Boaventura de Sousa Santos
Cento e oitenta quatro anos depois, o Brasil parece finalmente estar a passar do período da pós-independência para o período pós-colonial. A entrada neste último período dá-se pela constatação, discutida na esfera pública, de que o colonialismo, longe de ter terminado com a independência, continuou sob outras formas mas sempre em coerência com o seu princípio matricial: o racismo como uma forma de hierarquia social não intencional porque assente na desigualdade natural das raças. Esta constatação pública é o primeiro passo para se iniciar a viragem descolonial, mas esta só ocorrerá se o racismo for confrontado por uma vontade política desracializante firme e sustentável. A construção dessa vontade política é um processo complexo mas tem a seu favor, não só um punhado de convenções internacionais, como também e, sobretudo, a força política dos movimentos sociais protagonizados pelas vítimas inconformadas da discriminação racial. A viragem descolonial para ser eficaz, tem de ocorrer no Estado e na sociedade, no espaço público e no espaço privado, no trabalho e no lazer, na educação e na saúde. É, pois, um processo civilizatório, tão complexo quanto irreversível.
A modernidade ocidental foi na sua origem, simultaneamente um processo europeu, dotado de mecanismos poderosos como a liberdade, igualdade, secularização, inovação científica, direito internacional e progresso, e um processo extra-europeu, dotado de mecanismos não menos poderosos como o colonialismo, racismo, genocídio, escravatura, destruição cultural, impunidade, não-ética da guerra. Um não existiria sem o outro. Por terem sido concedidas aos descendentes dos colonos europeus e não aos povos originários ou aos para aqui trazidos pela escravatura (com excepção do Haiti), as independências latino americanas legitimaram o novo poder por via dos mecanismos do processo europeu para poderem continuar a exercê-lo por via dos mecanismos do processo extra europeu. Assim se naturalizou um sistema de poder que, sem contradição aparente, afirma a liberdade e a igualdade e pratica a opressão e a desigualdade. Um sistema até hoje em vigor, ou seja, até à entrada no período pós-colonial.
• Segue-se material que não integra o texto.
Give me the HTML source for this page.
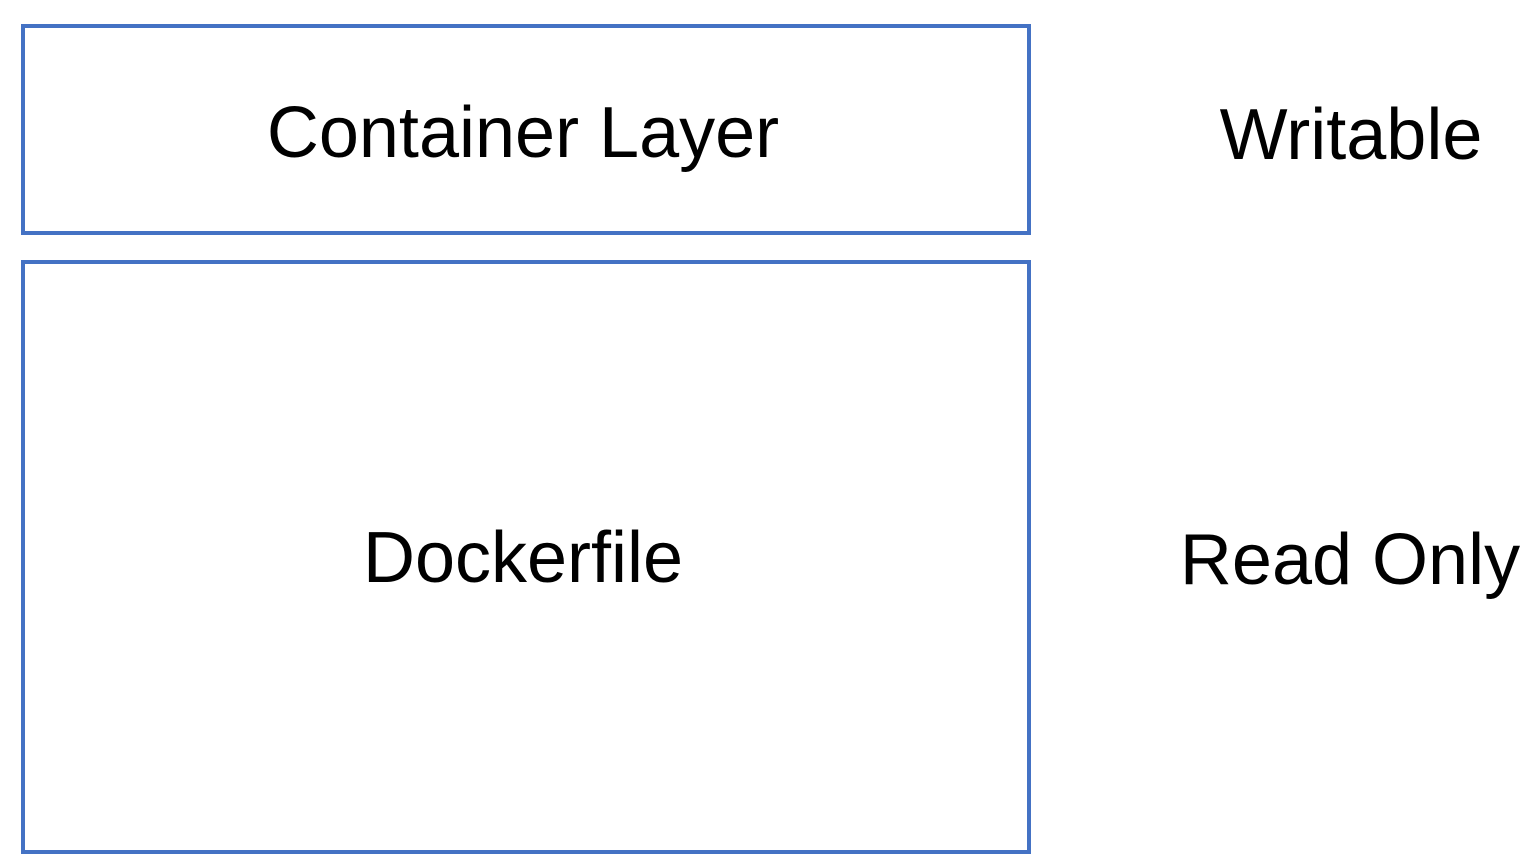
<!DOCTYPE html>
<html><head><style>
html,body{margin:0;padding:0;background:#fff;width:1532px;height:864px;overflow:hidden}
.b{position:absolute;border:4px solid #4472C4;box-sizing:border-box}
.t{position:absolute;font-family:"Liberation Sans","Noto Sans CJK KR",sans-serif;font-size:72px;color:#000;white-space:nowrap;transform:translate(-50%,-50%);line-height:1}
</style></head><body>
<div class="b" style="left:21px;top:24px;width:1010px;height:211px"></div>
<div class="b" style="left:21px;top:260px;width:1010px;height:594px"></div>
<div class="t" style="left:523px;top:133px">Container Layer</div>
<div class="t" style="left:523px;top:558px">Dockerfile</div>
<div class="t" style="left:1351px;top:135px">Writable</div>
<div class="t" style="left:1350px;top:560px">Read Only</div>
</body></html>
Assentes neste sistema de poder, os ideais republicanos da igualdade constituem uma hipocrisia sistémica. Só quem pertence à raça dominante tem o direito (e a arrogância) de dizer que a raça não existe ou que a identidade étnica é uma invenção. Uma democracia hipócrita não chega sequer a ter o mérito da hipocrisia democratizada. O máximo de consciência possível desta democracia hipócrita é diluir a discriminação racial na discriminação social. Admite que os negros e os indígenas são discriminados porque são pobres para não ter de admitir que eles são pobres porque são negros e indígenas. É, pois, uma democracia de muito baixa intensidade. A sua crise final começa no momento em que as vítimas da discriminação se organizam para lutar contra a ideologia que os declara ausentes e as práticas que os oprimem enquanto presenças desvalorizadas. São lutas por uma democracia de alta intensidade e por um republicanismo robusto. Distinguem-se dos seus antecessores por duas razões. Em primeiro lugar, assentam na luta simultânea pela igualdade e pelo reconhecimento da diferença. Reivindicam o direito de ser iguais quando a diferença os inferioriza e o direito de ser diferentes quando a igualdade os descaracteriza. Em segundo lugar, apostam em soluções institucionais dentro e fora do Estado para que o reconhecimento dos dois princípios seja efectivo. Daí a luta pelos projectos de lei de Cotas e do Estatuto da Igualdade Racial. O alto valor democrático destes projectos de lei reside na ideia de que o reconhecimento da existência do racismo só é legítimo quando visa a eliminação do racismo. É o único antídoto eficaz contra os que têm o poder de desconhecer ou negar o racismo para o continuarem a praticar impunemente.
Estes projectos de lei, se aprovados e aplicados, darão ao Brasil uma nova autoridade moral e um novo protagonismo político no plano internacional. Mas será, no plano interno, que os seus efeitos positivos mais se farão sentir: a construção de uma coesão social sem a enorme sombra do silêncio dos excluídos. Para que tal ocorra, os movimentos sociais não podem confiar demasiado na vontade dos governantes dado que eles são produtos do sistema de poder que naturalizou a discriminação racial. Para que eles sintam a vontade de se descolonizarem é necessário pressioná-los e mostrar-lhes que o seu futuro colonial tem os dias contados. Esta pressão não pode ser obra exclusiva do movimento negro e do movimento indígena. É necessário que o MST, os movimentos de direitos humanos, sindicais, feministas, ecológicos, etc., se juntem à luta no entendimento de que, no momento presente, a luta pelas cotas e pela igualdade racial condensa, de modo privilegiado, as contradições de que nascem todas as outras lutas em que estão envolvidos.